A third support can be had from the conclusion of St. John Chrysostom's Letter to a Young Widow (whose husband died after only 5 years of happy marriage) that marital love will be transformed into a "far nobler kind":
Wherefore desisting from mourning and lamentation do thou hold on to the same way of life as his, yea even let it be more exact, that having speedily attained an equal standard of virtue with him, you may inhabit the same abode and be united to him again through the everlasting ages, not in this union of marriage but another far better. For this is only a bodily kind of intercourse, but then there will be a union of soul with soul more perfect, and of a far more delightful and far nobler kind.
(Source: NC Register article Is There Marriage in Heaven?)
The Catholic church teaches that the marriage covenant
is ordered by its nature to the good of the spouses and the procreation and education of offspring ... (Canon 1055)
Although in Mark 12:25 and Matthew 22:30 Jesus didn't exactly say that marriage ceases with death, Jesus explicitly said that there will be no new marriages and that couples will live like angels in heaven, implying that there will also be no procreation (like angels). Since what is "good of the spouses" has been transformed into something better (see previous section), then it makes sense that there is no more reason for the marriage covenant after death.
Also, in Romans 7:1-3 Paul implied that once a spouse has died he/she will no longer be bound by law to the other.
It's interesting that for LDS marriage survives death: see LDS answer to the question "Do Mormons believe that marriage is eternal?"

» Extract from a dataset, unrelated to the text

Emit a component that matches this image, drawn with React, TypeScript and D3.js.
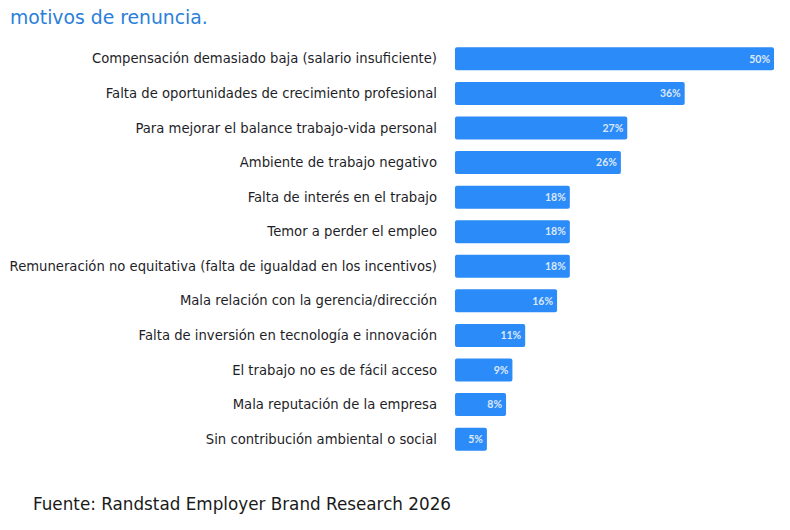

Also, among non-Catholics there are several views of the marriage covenant that become important when considering whether Remarriage after divorce should be allowed; see a book in the Counterpoints series: Remarriage After Divorce in Today's Church: 3 Views.
Upvote:2
The purpose of marriage is the procreation of children. 1917 canon 1013:
The primary end of marriage is the procreation and the education of children
Cornelius à Lapide, S.J., commentates on St. Matthew 22:30 ("For in the resurrection they shall neither marry nor be married, but shall be as the angels of God in heaven."):
there will be no need then of marriage and generation; for these things have been instituted for the perpetuation of the race and the individual, by means of children. Because the father is mortal, therefore he begets a son, that after death he may live and continue in his son. But in Heaven there shall be no death, and they shall live for ever. Marriage, therefore, and procreation of children would be without an object there. Wherefore S. Luke adds (20:36), Neither can they die any more. Appositely says S. Augustine (Quæst. Evang. in Luc. xx. 35):
Marriage is for the sake of children, children for the sake of succession, succession on account of death. Where, therefore, death is not, marriage is not.
Though marriage ceases, the bonds of charity between friends endure (St. Thomas Aquinas, Summa Theologica II-II q. 26 a. 3 "Whether the order of charity endures in heaven?"); "there seems to be the greatest friendship between husband and wife" (Summa contra Gentiles lib. 3 cap. 123 [6]).